Citons le nouveau Catéchisme de l'église catholique (6). Il réaffirme l'unité de toute l'Écriture ; il précise que le Livre de Josué est aussi saint que tous les autres de l'AT (paragraphe 120) qui conservent une valeur permanente et qui, tous, ont Dieu pour auteur et sont jugés par l'Église sacrés et canoniques, avec toutes leurs parties (105), laquelle Église n'accueille pas seulement une parole humaine, mais ce qu'elle est réellement : la Parole de Dieu (104) ; il réaffirme que Dieu est l'auteur de l'Écriture Sainte en inspirant ses auteurs humains et qu'il donne ainsi l'assurance que leurs écrits enseignent sans erreur la vérité salutaire (136) tout ce qui était conforme à son désir et cela seulement (106, c'est moi qui souligne), qu'ils enseignent fermement, fidèlement et sans erreur la vérité que Dieu a voulu voir consignée pour notre salut (107) etc... Si les mots ont un sens il faut donc bien aujourd'hui encore se mettre dans la tête, si l'on est catholique papiste, que c'est bien Dieu qui exige tous les massacres qui lui sont attribués dans l'AT. Qui peut prétendre que ces horribles justifications sont aujourd'hui acceptables parce qu'elles concernent les exigences de Dieu - le même Dieu qu'il faut aujourd'hui servir, adorer, prier - à une époque où les concepts de crime contre l'humanité ou de droits de l'homme n'avaient pas encore été formulés ?
Notes :
(1) Dans son livre Le désenchantement du monde (éd. Gallimard, 1985) Marcel Gauchet, qui reproduit dans son titre une expression de Max Weber, précise qu'il ne faut pas interpréter ce qu'il appelle la sortie de la religion comme une disparition de la religion : On peut concevoir, à la limite, une société qui ne comprendrait que des croyants et qui n'en serait pas moins une société d'au-delà du religieux…

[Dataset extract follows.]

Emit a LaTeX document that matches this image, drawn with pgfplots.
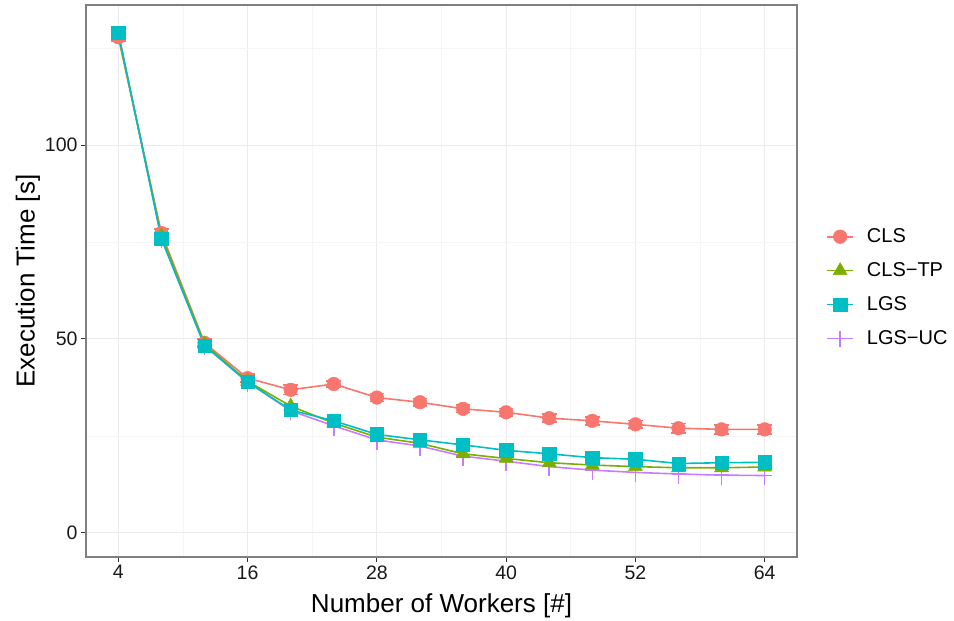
\documentclass[border=0pt]{standalone}
\usepackage{fontspec}
\setmainfont{Liberation Sans}
\usepackage{pgfplots}
\pgfplotsset{compat=1.18}
\definecolor{cls}{HTML}{F8766D}
\definecolor{clstp}{HTML}{7CAE00}
\definecolor{lgs}{HTML}{00BFC4}
\definecolor{lgsuc}{HTML}{C77CFF}
\definecolor{gridmaj}{HTML}{EBEBEB}
\definecolor{gridmin}{HTML}{F5F5F5}
\definecolor{border}{HTML}{7F7F7F}
\begin{document}
\begin{tikzpicture}
\path[use as bounding box] (0,0) rectangle (954bp,621bp);
\begin{axis}[
  at={(86bp,64bp)}, anchor=south west,
  scale only axis, width=711bp, height=552bp,
  xmin=1, xmax=67, ymin=-6.2, ymax=136.1,
  xtick={4,16,28,40,52,64}, minor xtick={10,22,34,46,58},
  ytick={0,50,100}, minor ytick={25,75,125},
  grid=both,
  major grid style={draw=gridmaj, line width=1bp},
  minor grid style={draw=gridmin, line width=0.6bp},
  axis line style={draw=border, line width=1.2bp},
  tick align=outside, tick pos=left,
  major tick length=5bp, minor tick length=0pt,
  tick style={draw=black!80, line width=1bp},
  ticklabel style={font=\fontsize{19.5bp}{23bp}\selectfont, text=black!90},
  /pgf/number format/assume math mode=true,
  xlabel={Number of Workers [\#]},
  ylabel={Execution Time [s]},
  label style={font=\fontsize{26bp}{30bp}\selectfont},
  xlabel style={at={(axis description cs:0.5,0)}, anchor=base, yshift=-55.7bp},
  ylabel style={at={(axis description cs:-0.0816,0.5)}, anchor=center},
  legend style={at={(1.041,0.488)}, anchor=west, draw=none, fill=none,
    font=\fontsize{20bp}{23bp}\selectfont, row sep=14.5bp, inner sep=0pt,
    /tikz/every odd column/.append style={column sep=11bp}},
  legend cell align=left,
  legend image code/.code={\draw[mark repeat=2, mark phase=2, #1] plot coordinates {(0bp,0bp) (13bp,0bp) (26bp,0bp)};},
]
% LGS-UC drawn first (underneath)
\addplot[forget plot, lgsuc, line width=1.6bp, mark=+, mark size=7bp,
  error bars/.cd, y dir=minus, y explicit, error mark=none,
  error bar style={line width=1.6bp, lgsuc}]
  coordinates {
  (4,128.8) -= (0,2.5) (8,76.0) -= (0,2.5) (12,48.3) -= (0,2.5) (16,38.9) -= (0,2.5)
  (20,31.5) -= (0,2.5) (24,27.6) -= (0,2.5) (28,24.0) -= (0,2.5) (32,22.4) -= (0,2.5)
  (36,19.8) -= (0,2.5) (40,18.5) -= (0,2.6) (44,17.1) -= (0,2.5) (48,16.2) -= (0,2.5)
  (52,15.6) -= (0,2.5) (56,15.2) -= (0,2.5) (60,14.9) -= (0,2.5) (64,14.8) -= (0,2.4)
  };
\addplot[forget plot, cls, line width=1.6bp, mark=*, mark size=6.8bp,
  mark options={solid, line width=0.5bp},
  error bars/.cd, y dir=both, y explicit, error mark=|,
  error bar style={line width=1.6bp, cls},
  error mark options={mark size=7.3bp, line width=1.6bp, cls}]
  coordinates {
  (4,127.8) +- (0,1.0) (8,77.3) +- (0,1.0) (12,49.0) +- (0,1.0) (16,39.9) +- (0,1.0)
  (20,36.9) +- (0,1.2) (24,38.4) +- (0,0.8) (28,34.9) +- (0,1.0) (32,33.7) +- (0,1.0)
  (36,32.0) +- (0,1.0) (40,31.1) +- (0,1.0) (44,29.6) +- (0,1.0) (48,28.9) +- (0,1.0)
  (52,28.0) +- (0,1.0) (56,27.0) +- (0,1.2) (60,26.7) +- (0,1.2) (64,26.7) +- (0,1.2)
  };
\addplot[forget plot, clstp, line width=1.6bp, mark=triangle*, mark size=8bp,
  mark options={solid, line width=0.5bp}]
  coordinates {
  (4,128.5) (8,76.6) (12,48.7) (16,39.1) (20,32.7) (24,28.3) (28,24.7) (32,23.1)
  (36,20.4) (40,19.2) (44,18.1) (48,17.5) (52,17.1) (56,16.8) (60,16.8) (64,17.0)
  };
\addplot[forget plot, lgs, line width=1.6bp, mark=square*, mark size=6.7bp,
  mark options={solid, line width=0.5bp}]
  coordinates {
  (4,129.0) (8,75.8) (12,48.3) (16,38.9) (20,31.7) (24,28.9) (28,25.4) (32,24.0)
  (36,22.7) (40,21.3) (44,20.4) (48,19.4) (52,19.0) (56,17.9) (60,18.1) (64,18.2)
  };
\addlegendimage{cls, line width=1.6bp, mark=*, mark size=6.8bp, mark options={solid, line width=0.5bp}}
\addlegendentry{CLS}
\addlegendimage{clstp, line width=1.6bp, mark=triangle*, mark size=8bp, mark options={solid, line width=0.5bp}}
\addlegendentry{CLS−TP}
\addlegendimage{lgs, line width=1.6bp, mark=square*, mark size=6.7bp, mark options={solid, line width=0.5bp}}
\addlegendentry{LGS}
\addlegendimage{lgsuc, line width=1.6bp, mark=+, mark size=8bp}
\addlegendentry{LGS−UC}
\end{axis}
\end{tikzpicture}
\end{document}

(2) L'expression est employée, à propos du judaïsme libertaire en Europe centrale, par Michael Löwy dans le livre qu'il consacre à ce courant : Rédemption et Utopie (PUF, 1988)

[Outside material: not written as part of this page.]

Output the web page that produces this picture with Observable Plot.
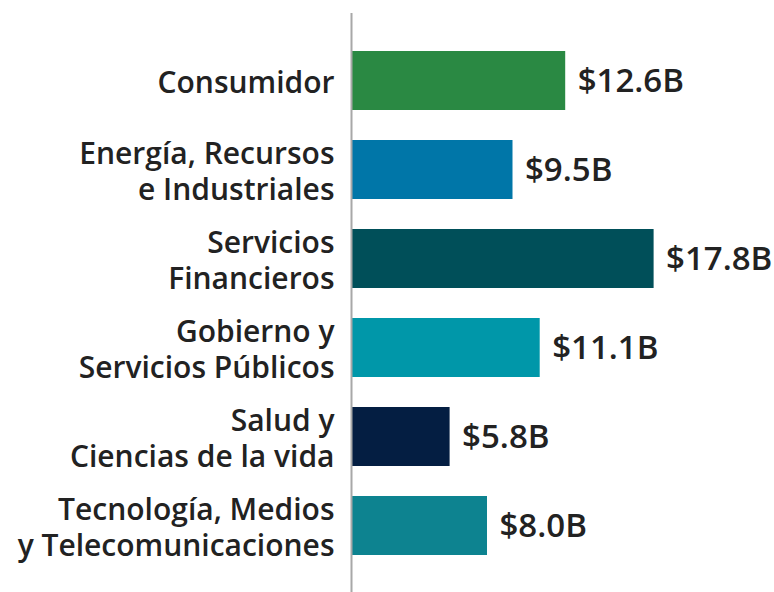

(3) Le Kitab-I-Aqdas (Le Plus saint livre), éd Bahaïes, Bruxelles 1996. Sur la foi bahaïe voir Le Monde Diplomatique de juillet 99 ou Manière de voir n°48 : La foi bahaïe contre les fanatismes par William Hatcher, ou Les Bahà'is par Christian Cannuyer (éd. Brépols, 1987), ou La foi bahà'ie en quelques mots par Pierre Spierckel (éd. L'Harmattan, 2000)
(4) éd. Gallimard, 1998
(5) Dans le séminaire de Françoise Héritier De la violence (éd. Odile Jacob, 1996), Bernhard Lang étudie quelques cas de violence contenus dans l'Ancien et le Nouveau Testaments. Curieusement la pire des violences bibliques, le massacre programmé et systématiquement exécuté des cananéens, n'y est pas rapporté. Il faut peut-être en voir l'explication dans la parution, six mois plus tôt, du livre de Roger Garaudy Les Mythes fondateurs de la politique israélienne. Parce que Garaudy y faisait très mauvais usage du Livre de Josué on crut bon, une fois de plus, d'éviter l'occasion d'un sérieux débat sur la violence sacrée. J'ai tenté de provoquer ce débat dans une Lettre ouverte à Roger Garaudy publiée par Le Vilain Petit Canard n° 26 (nov/déc 98).
(6) éd. Centurion/Cerf/Fleurus-Mame, 1997. Comme pour désespérer le catholique pacifique la couverture précise : Édition définitive.